[Data shown start]

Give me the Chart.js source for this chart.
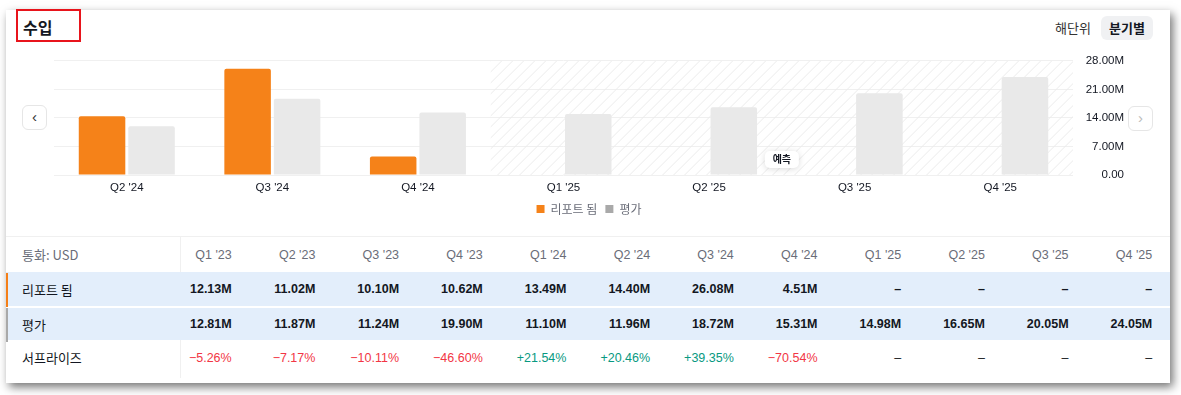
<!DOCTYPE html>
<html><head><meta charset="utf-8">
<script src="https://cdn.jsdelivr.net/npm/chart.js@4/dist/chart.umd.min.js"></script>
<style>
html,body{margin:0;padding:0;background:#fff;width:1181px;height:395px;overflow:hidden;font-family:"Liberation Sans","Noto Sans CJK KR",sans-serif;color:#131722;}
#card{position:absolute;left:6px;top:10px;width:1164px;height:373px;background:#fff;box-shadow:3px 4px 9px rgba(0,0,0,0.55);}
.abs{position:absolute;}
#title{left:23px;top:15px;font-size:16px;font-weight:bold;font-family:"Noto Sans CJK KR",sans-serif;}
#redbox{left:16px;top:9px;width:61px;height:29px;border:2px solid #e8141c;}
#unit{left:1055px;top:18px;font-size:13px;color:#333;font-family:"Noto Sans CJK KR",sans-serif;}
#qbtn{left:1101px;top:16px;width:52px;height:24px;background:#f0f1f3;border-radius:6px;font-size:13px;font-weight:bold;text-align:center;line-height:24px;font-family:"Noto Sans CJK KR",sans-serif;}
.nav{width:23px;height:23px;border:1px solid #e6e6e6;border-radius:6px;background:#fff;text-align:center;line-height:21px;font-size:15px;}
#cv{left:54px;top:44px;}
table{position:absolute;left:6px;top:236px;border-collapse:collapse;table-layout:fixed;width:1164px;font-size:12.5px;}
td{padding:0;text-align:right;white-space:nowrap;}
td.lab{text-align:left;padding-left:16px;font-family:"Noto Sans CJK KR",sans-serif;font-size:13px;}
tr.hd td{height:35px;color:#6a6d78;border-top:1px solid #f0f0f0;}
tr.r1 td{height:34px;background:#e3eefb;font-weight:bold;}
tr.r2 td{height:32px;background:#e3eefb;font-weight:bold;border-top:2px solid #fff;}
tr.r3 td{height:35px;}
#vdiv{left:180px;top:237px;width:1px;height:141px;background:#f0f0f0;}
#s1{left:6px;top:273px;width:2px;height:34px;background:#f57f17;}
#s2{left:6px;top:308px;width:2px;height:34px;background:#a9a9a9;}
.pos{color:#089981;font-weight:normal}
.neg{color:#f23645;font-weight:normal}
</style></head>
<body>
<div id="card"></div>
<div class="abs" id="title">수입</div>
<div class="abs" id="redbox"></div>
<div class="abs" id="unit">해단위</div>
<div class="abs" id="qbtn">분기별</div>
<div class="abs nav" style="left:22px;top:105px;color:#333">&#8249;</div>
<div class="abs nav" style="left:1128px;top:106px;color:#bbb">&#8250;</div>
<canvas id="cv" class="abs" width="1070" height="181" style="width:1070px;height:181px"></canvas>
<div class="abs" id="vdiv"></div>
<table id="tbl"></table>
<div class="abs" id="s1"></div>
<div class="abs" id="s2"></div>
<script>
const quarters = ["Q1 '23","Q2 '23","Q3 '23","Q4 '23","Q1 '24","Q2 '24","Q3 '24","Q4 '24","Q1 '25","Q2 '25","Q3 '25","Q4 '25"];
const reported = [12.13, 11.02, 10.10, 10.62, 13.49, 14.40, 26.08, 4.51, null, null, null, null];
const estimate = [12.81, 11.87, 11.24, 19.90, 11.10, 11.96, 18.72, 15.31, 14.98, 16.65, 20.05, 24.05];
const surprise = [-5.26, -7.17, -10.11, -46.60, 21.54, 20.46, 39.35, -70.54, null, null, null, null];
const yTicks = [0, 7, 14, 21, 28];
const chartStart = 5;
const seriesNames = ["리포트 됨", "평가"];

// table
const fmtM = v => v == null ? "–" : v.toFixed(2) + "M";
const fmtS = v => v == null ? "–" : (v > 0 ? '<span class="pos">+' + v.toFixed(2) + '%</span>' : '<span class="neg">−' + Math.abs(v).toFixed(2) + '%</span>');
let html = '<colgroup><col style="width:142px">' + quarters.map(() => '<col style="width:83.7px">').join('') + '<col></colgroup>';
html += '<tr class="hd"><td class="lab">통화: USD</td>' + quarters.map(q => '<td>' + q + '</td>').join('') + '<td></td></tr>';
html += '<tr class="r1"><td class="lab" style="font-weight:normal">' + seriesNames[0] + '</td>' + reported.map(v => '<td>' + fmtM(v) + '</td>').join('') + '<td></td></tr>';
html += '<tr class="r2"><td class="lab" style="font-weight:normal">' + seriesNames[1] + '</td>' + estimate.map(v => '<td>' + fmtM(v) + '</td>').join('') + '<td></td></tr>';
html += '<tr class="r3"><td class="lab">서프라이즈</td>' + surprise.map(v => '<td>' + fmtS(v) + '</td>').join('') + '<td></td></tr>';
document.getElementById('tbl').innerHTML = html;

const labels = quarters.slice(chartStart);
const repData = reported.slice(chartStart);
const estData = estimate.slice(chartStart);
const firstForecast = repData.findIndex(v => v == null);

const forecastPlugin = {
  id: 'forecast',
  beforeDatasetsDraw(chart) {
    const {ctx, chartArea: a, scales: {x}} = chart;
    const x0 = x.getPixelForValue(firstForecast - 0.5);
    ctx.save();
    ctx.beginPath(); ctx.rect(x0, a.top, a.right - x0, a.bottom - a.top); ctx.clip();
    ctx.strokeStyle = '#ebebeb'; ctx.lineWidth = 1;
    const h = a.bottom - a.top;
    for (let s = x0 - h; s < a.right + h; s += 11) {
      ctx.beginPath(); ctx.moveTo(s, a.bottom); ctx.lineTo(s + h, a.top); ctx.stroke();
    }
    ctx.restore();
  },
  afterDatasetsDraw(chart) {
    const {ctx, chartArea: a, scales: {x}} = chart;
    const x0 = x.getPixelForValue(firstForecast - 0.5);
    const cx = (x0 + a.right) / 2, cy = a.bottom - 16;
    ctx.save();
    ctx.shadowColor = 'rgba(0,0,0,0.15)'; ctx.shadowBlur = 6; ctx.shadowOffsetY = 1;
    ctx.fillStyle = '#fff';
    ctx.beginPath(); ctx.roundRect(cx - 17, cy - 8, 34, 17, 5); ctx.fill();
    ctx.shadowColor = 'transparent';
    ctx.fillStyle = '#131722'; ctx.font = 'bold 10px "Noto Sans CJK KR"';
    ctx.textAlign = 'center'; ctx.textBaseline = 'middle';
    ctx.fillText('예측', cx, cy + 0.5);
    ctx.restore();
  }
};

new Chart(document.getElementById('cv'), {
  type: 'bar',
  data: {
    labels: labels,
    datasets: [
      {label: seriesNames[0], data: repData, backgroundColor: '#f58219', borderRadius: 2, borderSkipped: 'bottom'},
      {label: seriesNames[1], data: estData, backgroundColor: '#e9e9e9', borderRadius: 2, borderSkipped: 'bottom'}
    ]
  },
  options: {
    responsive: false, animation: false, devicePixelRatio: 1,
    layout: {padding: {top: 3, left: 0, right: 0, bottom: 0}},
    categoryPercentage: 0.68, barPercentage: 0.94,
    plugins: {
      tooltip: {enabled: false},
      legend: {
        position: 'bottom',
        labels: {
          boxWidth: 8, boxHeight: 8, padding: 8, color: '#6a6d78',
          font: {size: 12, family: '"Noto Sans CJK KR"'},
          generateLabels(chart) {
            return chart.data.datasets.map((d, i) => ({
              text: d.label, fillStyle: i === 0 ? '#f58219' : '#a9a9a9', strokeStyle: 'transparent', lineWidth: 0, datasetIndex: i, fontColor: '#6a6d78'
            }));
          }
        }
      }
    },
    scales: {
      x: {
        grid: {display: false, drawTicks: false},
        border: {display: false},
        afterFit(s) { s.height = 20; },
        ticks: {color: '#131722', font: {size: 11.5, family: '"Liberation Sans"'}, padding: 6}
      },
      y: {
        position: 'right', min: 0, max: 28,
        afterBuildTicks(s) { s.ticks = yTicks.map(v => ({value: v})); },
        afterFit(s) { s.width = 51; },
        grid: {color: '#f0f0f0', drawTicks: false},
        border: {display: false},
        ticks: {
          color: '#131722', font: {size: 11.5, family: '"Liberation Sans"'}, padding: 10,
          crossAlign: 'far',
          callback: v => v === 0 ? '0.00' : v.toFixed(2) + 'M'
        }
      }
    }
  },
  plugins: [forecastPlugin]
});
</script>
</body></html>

[Data shown end]
[Data shown start]

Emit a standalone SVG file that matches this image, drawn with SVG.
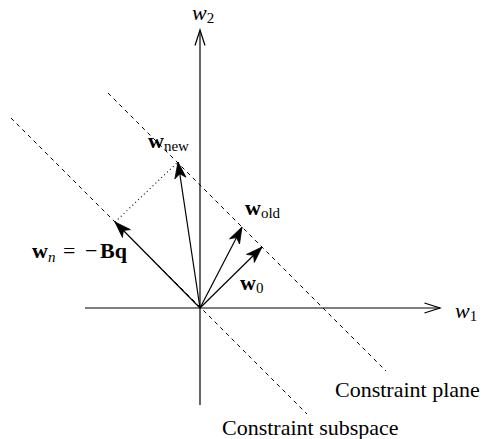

[Data shown end]

_What the task requires_. Examine the data above and state how many of its lines contain the word "this", with no further remarks.

_Complete output_. 2